SpaceX has elevated the valuation it is presenting to prospective investors for an initial public offering to a level above $2 trillion, according to people familiar with the discussions. The figure is being floated as a target in ongoing investor outreach, though internal deliberations continue and the details of any final offering remain subject to change.
The company, headquartered in Starbase, Texas, recently submitted confidential paperwork to the U.S. Securities and Exchange Commission as part of the IPO process. Those filings signal an intent to pursue a public listing and the company is targeting a market debut later this year.

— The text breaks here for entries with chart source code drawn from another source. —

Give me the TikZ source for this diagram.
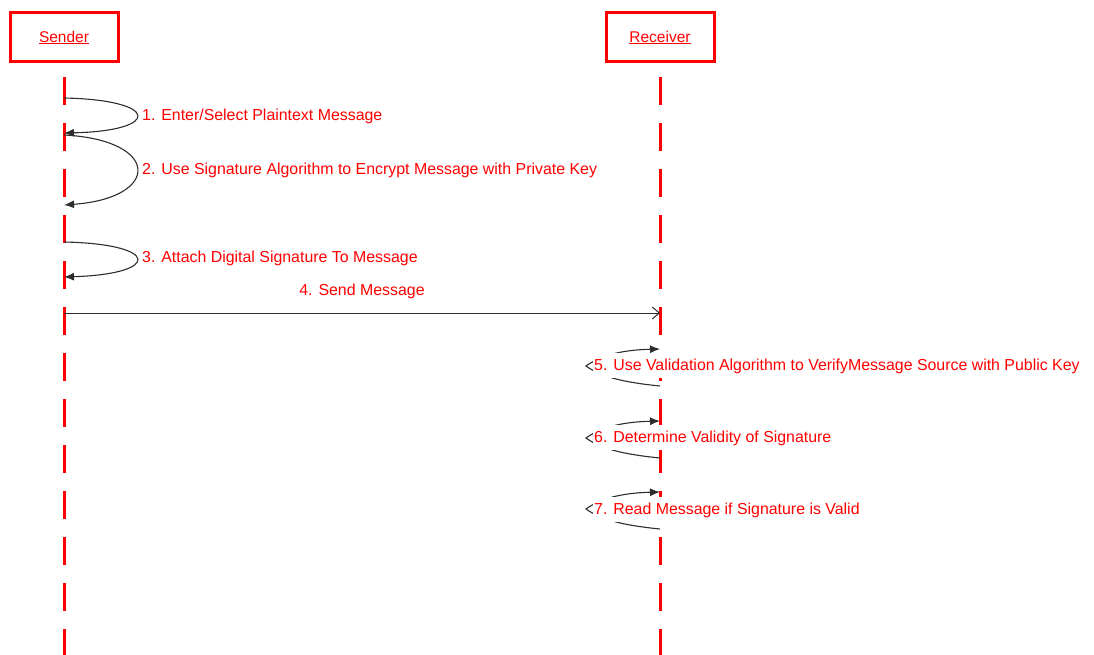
\documentclass[tikz,border=0pt]{standalone}
\usepackage{fontspec}
\setmainfont{Liberation Sans}
\usetikzlibrary{arrows.meta}
\definecolor{umlred}{RGB}{255,0,0}
\definecolor{msggray}{RGB}{45,45,45}
\begin{document}
\begin{tikzpicture}[x=1pt,y=-1pt,
  actor/.style={draw=umlred,line width=3pt,minimum width=108pt,minimum height=49pt,
    inner sep=0pt,font=\fontsize{15.5}{18}\selectfont,text=umlred},
  lifeline/.style={draw=umlred,line width=3pt,dash pattern=on 28pt off 18pt},
  selfmsg/.style={draw=msggray,line width=1.1pt,-{Latex[length=10pt,width=8pt]}},
  sendmsg/.style={draw=msggray,line width=1pt,-{Straight Barb[length=7pt,width=12pt]}},
  msglabel/.style={font=\fontsize{15.9}{18}\selectfont,text=umlred,inner sep=1pt},
  rlabel/.style={msglabel,fill=white,anchor=west,text height=13.5pt,text depth=4pt,
    inner ysep=4pt}]
\useasboundingbox (0,0) rectangle (1094,655);

% actors
\node[actor] (sender) at (64,37.5) {\underline{Sender}};
\node[actor] (receiver) at (660,37.5) {\underline{Receiver}};

% lifelines
\coordinate (stop) at (64,77);
\coordinate (sbot) at (64,655);
\coordinate (rtop) at (660,77);
\coordinate (rbot) at (660,655);
\draw[lifeline] (stop) -- (sbot);
\draw[lifeline] (rtop) -- (rbot);

% sender self messages
\coordinate (s1a) at (64,98);
\coordinate (s1b) at (64,133);
\coordinate (s2a) at (64,135);
\coordinate (s2b) at (64,205);
\coordinate (s3a) at (64,242);
\coordinate (s3b) at (64,277);
\draw[selfmsg] (s1a) .. controls (161,100) and (161,131) .. (s1b);
\draw[selfmsg] (s2a) .. controls (161,140) and (161,198) .. (s2b);
\draw[selfmsg] (s3a) .. controls (161,244) and (161,274) .. (s3b);
\node[msglabel,anchor=west] (l1) at (141,116) {1. Enter/Select Plaintext Message};
\node[msglabel,anchor=west] (l2) at (141,170) {2. Use Signature Algorithm to Encrypt Message with Private Key};
\node[msglabel,anchor=west] (l3) at (141,258) {3. Attach Digital Signature To Message};

% message to receiver
\coordinate (m4a) at (64,313);
\coordinate (m4b) at (660,313);
\draw[sendmsg] (m4a) -- (m4b);
\node[msglabel] (l4) at (362,291) {4. Send Message};

% receiver self messages, mostly covered by their labels
\coordinate (r5a) at (660,386);
\coordinate (r5t) at (586,366);
\coordinate (r5b) at (660,349);
\coordinate (r6a) at (660,458);
\coordinate (r6t) at (586,438);
\coordinate (r6b) at (660,421);
\coordinate (r7a) at (660,529);
\coordinate (r7t) at (586,509);
\coordinate (r7b) at (660,492);
\draw[selfmsg] (r5a) .. controls (620,382) and (600,376) .. (r5t)
                     .. controls (600,356) and (620,350) .. (r5b);
\draw[selfmsg] (r6a) .. controls (620,454) and (600,448) .. (r6t)
                     .. controls (600,428) and (620,422) .. (r6b);
\draw[selfmsg] (r7a) .. controls (620,525) and (600,519) .. (r7t)
                     .. controls (600,499) and (620,493) .. (r7b);
\node[rlabel] (l5) at (593,365.5) {5. Use Validation Algorithm to VerifyMessage Source with Public Key};
\node[rlabel] (l6) at (593,437.5) {6. Determine Validity of Signature};
\node[rlabel] (l7) at (593,509.5) {7. Read Message if Signature is Valid};
\end{tikzpicture}
\end{document}
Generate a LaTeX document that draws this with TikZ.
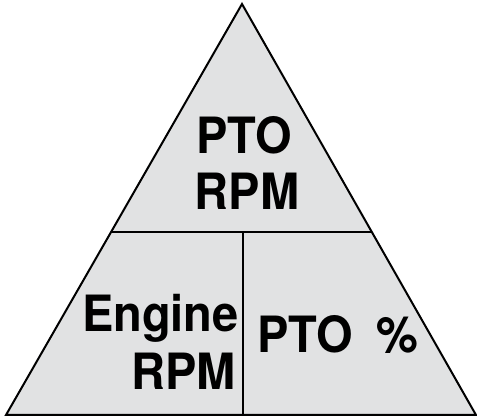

Separately, the firm completed a corporate integration with an artificial intelligence startup, a deal that placed a $1 trillion value on the rocket company and assigned a $250 billion valuation to the developer of the Grok chatbot. That merger preceded the current IPO planning and valuation discussions.
Representatives of the company did not immediately answer a request for comment on the reported valuation target and the status of the listing plans. Company officials and advisers are said to be in active conversations with potential investors as they refine the structure and timing of the offering.
While the valuation figure now being promoted to investors would position the offering among the largest public listings should it hold, sources emphasize that deliberations are ongoing and that the terms could evolve before any final filing that would outline the size, timing and other specifics of the IPO.
For the moment, the available public information is limited to the confidential filing with the SEC, the reported valuation target above $2 trillion being shown to investors, the planned timing for a market launch later this year, and the recent corporate combination with an AI startup that produced the previously reported valuations of $1 trillion for the rocket company and $250 billion for the AI developer.